Guide Steps for Writing Your Film Review

Contextual Analysis of the Film
Collect information on the movie plot, characterization, director, theme and locations used. Gather information about the story writing, production techniques and background information on the main theme.
Watch the Movie Twice
Before you start off with the review crafting process, you need to watch the assigned movie once or twice. While doing so, you need to make the best use of your sense of observation. Note down all minor and major details roughly on a piece of paper so that if your memory deludes you while gathering thoughts on writing, you can always refer to these keynotes (brilliant idea!).
Analyze the Movie Plot and Main Characters
Next off, spend a few hours analyzing the whole movie from beginning to the end. Sop deeply into the plot of the movie. Do not let your coloured opinions prevail here. Analysis should be done from the perspective of its category (comedy, action, romantic, historical), direction, acting, dialogues, script and quality.
Draft an Outline for Your Film Essay
Now that the pre-writing stage is realized, the real job begins—writing the film review paper. Start by giving a brief introduction of the movie. Apply the basic writing rule here; begin your write up with a catchy phrase or line. I personally recommend that you fire up with a dialogue or phrase taken from the movie which encloses its theme—this is likely to grab attention of your readers.
Get Help from Add-ons and Previous Reviews
You can make your review interesting by making use of analogies and metaphors, comparing plot of the movie to any other movie of similar category, giving dramatic explanations of best scenes or by throwing light on dimensions that add uniqueness to the movie.
Here’s a trap—mostly students read reviews written by critics on the same movie just to get an overall idea of how review writing is done; what they fail to realize is that without conscious volition, they adopt their ideas which are reflected in their paper. Consequently, the review produced is not up to the mark and affect grades.

Film Review Guidelines
Paragraph 1:  Offer your overall impression of the film while mentioning the movie's title, director, and key actors.

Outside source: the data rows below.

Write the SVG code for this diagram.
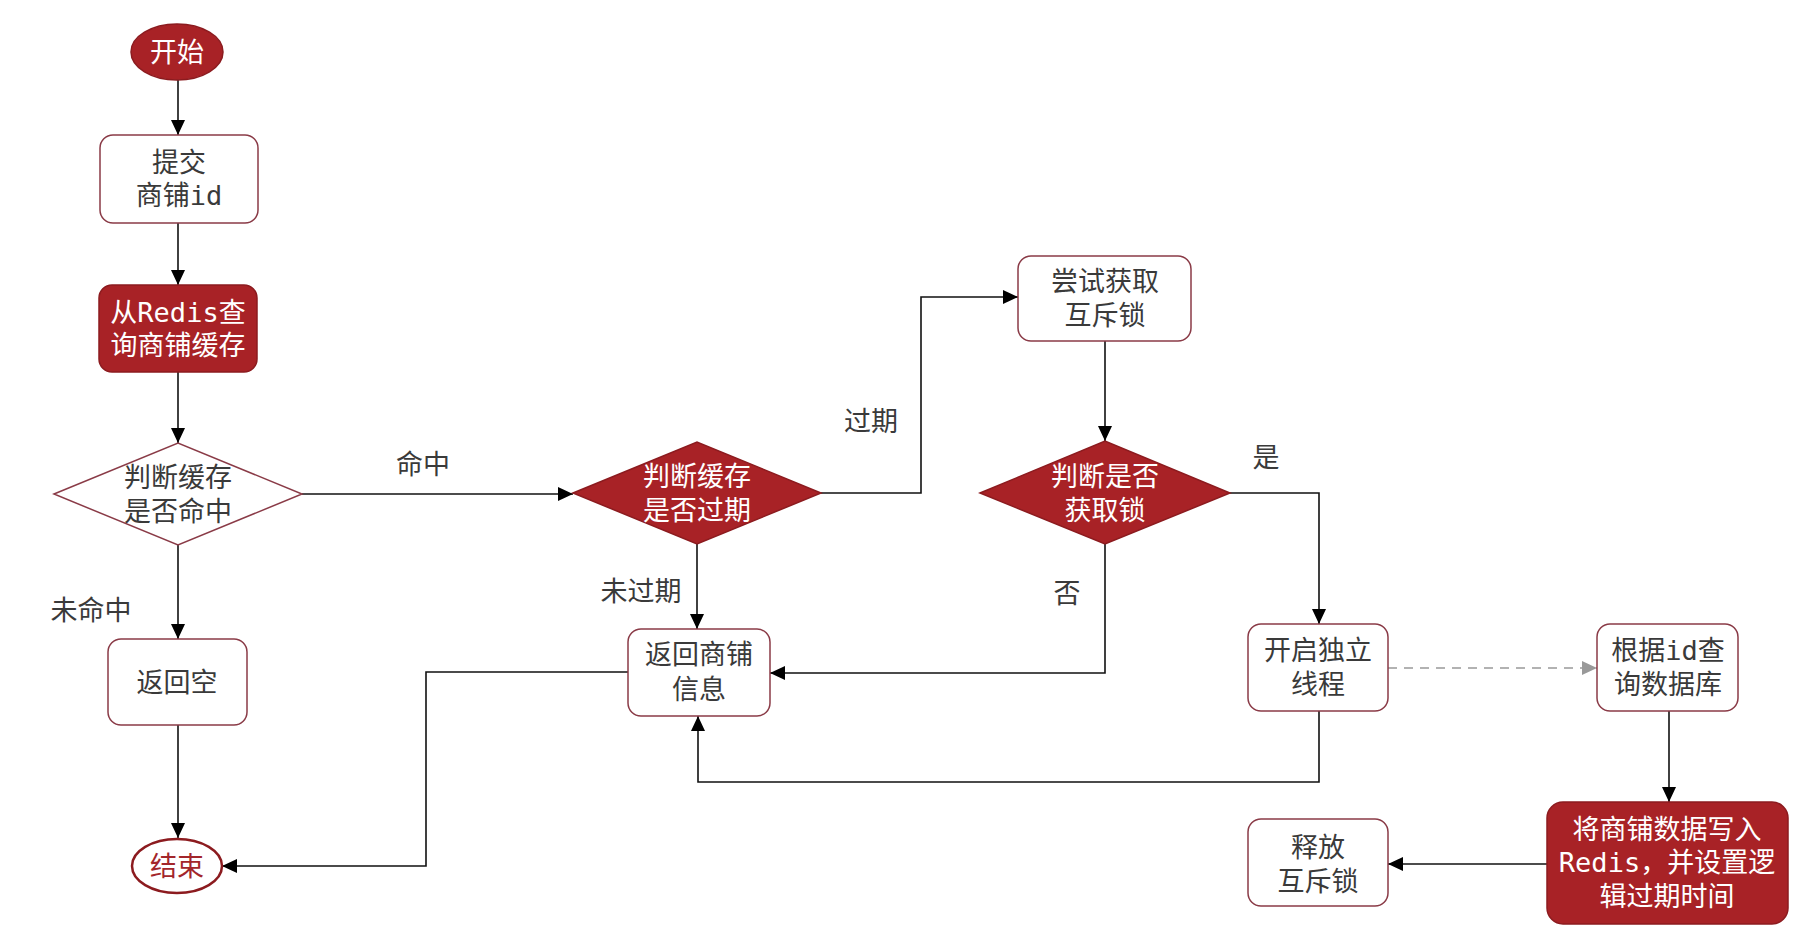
<svg xmlns="http://www.w3.org/2000/svg" width="1819" height="933" viewBox="0 0 1819 933">
<style>
.t{font-family:"DejaVu Sans Mono","Noto Sans CJK SC",monospace;font-size:27px;text-anchor:middle;dominant-baseline:central;fill:#3a3a3a}
.w{fill:#ffffff}
.r{fill:#a3262b}
.box{fill:#ffffff;stroke:#8a3b47;stroke-width:1.5}
.red{fill:#a82226;stroke:#8c1b1f;stroke-width:1.5}
.ln{fill:none;stroke:#111;stroke-width:1.6}
.dash{fill:none;stroke:#999;stroke-width:1.6;stroke-dasharray:9 7}
</style>
<defs>
<marker id="arr" markerUnits="userSpaceOnUse" markerWidth="16" markerHeight="14" refX="15" refY="7" orient="auto">
<path d="M0,0 L15,7 L0,14 Z" fill="#000"/>
</marker>
<marker id="arrg" markerUnits="userSpaceOnUse" markerWidth="16" markerHeight="14" refX="15" refY="7" orient="auto">
<path d="M0,0 L15,7 L0,14 Z" fill="#999"/>
</marker>
</defs>
<rect width="1819" height="933" fill="#ffffff"/>
<g id="connectors">
<path class="ln" marker-end="url(#arr)" d="M178,80 L178,135"/>
<path class="ln" marker-end="url(#arr)" d="M178,223 L178,285"/>
<path class="ln" marker-end="url(#arr)" d="M178,372 L178,443"/>
<path class="ln" marker-end="url(#arr)" d="M178,545 L178,639"/>
<path class="ln" marker-end="url(#arr)" d="M178,725 L178,838"/>
<path class="ln" marker-end="url(#arr)" d="M302,494 L573,494"/>
<path class="ln" marker-end="url(#arr)" d="M821,493 L921,493 L921,297 L1018,297"/>
<path class="ln" marker-end="url(#arr)" d="M697,544 L697,629"/>
<path class="ln" marker-end="url(#arr)" d="M1105,341 L1105,441"/>
<path class="ln" marker-end="url(#arr)" d="M1105,544 L1105,673 L770,673"/>
<path class="ln" marker-end="url(#arr)" d="M1230,493 L1319,493 L1319,624"/>
<path class="dash" marker-end="url(#arrg)" d="M1388,668 L1597,668"/>
<path class="ln" marker-end="url(#arr)" d="M1319,711 L1319,782 L698,782 L698,716"/>
<path class="ln" marker-end="url(#arr)" d="M1669,711 L1669,802"/>
<path class="ln" marker-end="url(#arr)" d="M1547,864 L1388,864"/>
<path class="ln" marker-end="url(#arr)" d="M628,672 L426,672 L426,866 L222,866"/>
<text class="t" x="423" y="464">命中</text>
<text class="t" x="91" y="610">未命中</text>
<text class="t" x="871" y="421">过期</text>
<text class="t" x="641" y="591">未过期</text>
<text class="t" x="1067" y="593">否</text>
<text class="t" x="1266" y="457">是</text>
</g>
<g id="start">
<ellipse cx="177" cy="52" rx="46" ry="28" class="red"/>
<text class="t w" x="177" y="52">开始</text>
</g>
<g id="submit">
<rect x="100" y="135" width="158" height="88" rx="13" class="box"/>
<text class="t" x="179" y="162">提交</text>
<text class="t" x="179" y="195">商铺id</text>
</g>
<g id="query-redis">
<rect x="99" y="285" width="158" height="87" rx="13" class="red"/>
<text class="t w" x="178" y="312">从Redis查</text>
<text class="t w" x="178" y="345">询商铺缓存</text>
</g>
<g id="hit-check">
<polygon points="54,494 178,443 302,494 178,545" class="box"/>
<text class="t" x="178" y="477">判断缓存</text>
<text class="t" x="178" y="511">是否命中</text>
</g>
<g id="return-null">
<rect x="108" y="639" width="139" height="86" rx="13" class="box"/>
<text class="t" x="177" y="682">返回空</text>
</g>
<g id="end">
<ellipse cx="177" cy="866" rx="45" ry="27" fill="#ffffff" stroke="#8c1b1f" stroke-width="2.5"/>
<text class="t r" x="177" y="866">结束</text>
</g>
<g id="expire-check">
<polygon points="573,493 697,442 821,493 697,544" class="red"/>
<text class="t w" x="697" y="476">判断缓存</text>
<text class="t w" x="697" y="510">是否过期</text>
</g>
<g id="return-shop">
<rect x="628" y="629" width="142" height="87" rx="13" class="box"/>
<text class="t" x="699" y="654">返回商铺</text>
<text class="t" x="699" y="689">信息</text>
</g>
<g id="try-lock">
<rect x="1018" y="256" width="173" height="85" rx="13" class="box"/>
<text class="t" x="1105" y="281">尝试获取</text>
<text class="t" x="1105" y="315">互斥锁</text>
</g>
<g id="lock-check">
<polygon points="980,493 1105,441 1230,493 1105,544" class="red"/>
<text class="t w" x="1105" y="476">判断是否</text>
<text class="t w" x="1105" y="510">获取锁</text>
</g>
<g id="new-thread">
<rect x="1248" y="624" width="140" height="87" rx="13" class="box"/>
<text class="t" x="1318" y="650">开启独立</text>
<text class="t" x="1318" y="684">线程</text>
</g>
<g id="query-db">
<rect x="1597" y="624" width="141" height="87" rx="13" class="box"/>
<text class="t" x="1668" y="650">根据id查</text>
<text class="t" x="1668" y="684">询数据库</text>
</g>
<g id="write-redis">
<rect x="1547" y="802" width="241" height="122" rx="16" class="red"/>
<text class="t w" x="1667" y="829">将商铺数据写入</text>
<text class="t w" x="1667" y="862">Redis，并设置逻</text>
<text class="t w" x="1667" y="896">辑过期时间</text>
</g>
<g id="release-lock">
<rect x="1248" y="819" width="140" height="87" rx="13" class="box"/>
<text class="t" x="1318" y="847">释放</text>
<text class="t" x="1318" y="881">互斥锁</text>
</g>
</svg>
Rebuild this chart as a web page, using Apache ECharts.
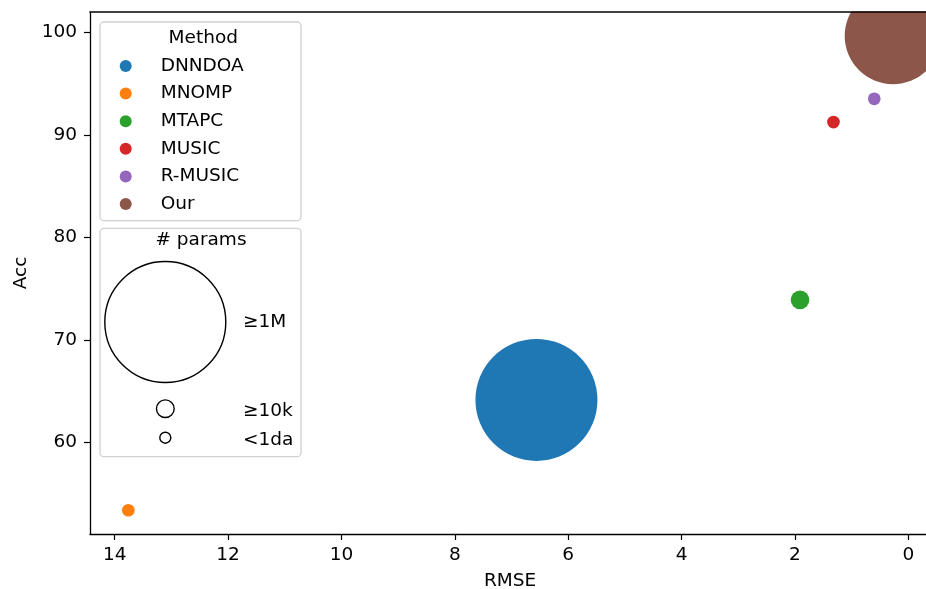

Paragraph 2:  Summarize the plot of the film
Paragraph 3: How did the actors portray key character roles?  Did they fulfill your expectations given your knowledge of the original novel or play (if one exists)?
Paragraph 4:  Were any particular film techniques used in key scenes?  How did the film techniques anmd music enhance the setting and themes of the film?  You may need two paragraphs to explain this information.
Paragraph 5: Address how well the film represents the novel or play.  Offer evidence for your opinion. Remember to mention use of symbols and literary devices.  Do they "transfer" from the novel/play into the movie well?
Paragraph 6: Ending paragraph--your last opportunity to guide the reader.  Offer a clincher that tells the reader to attend the film or not.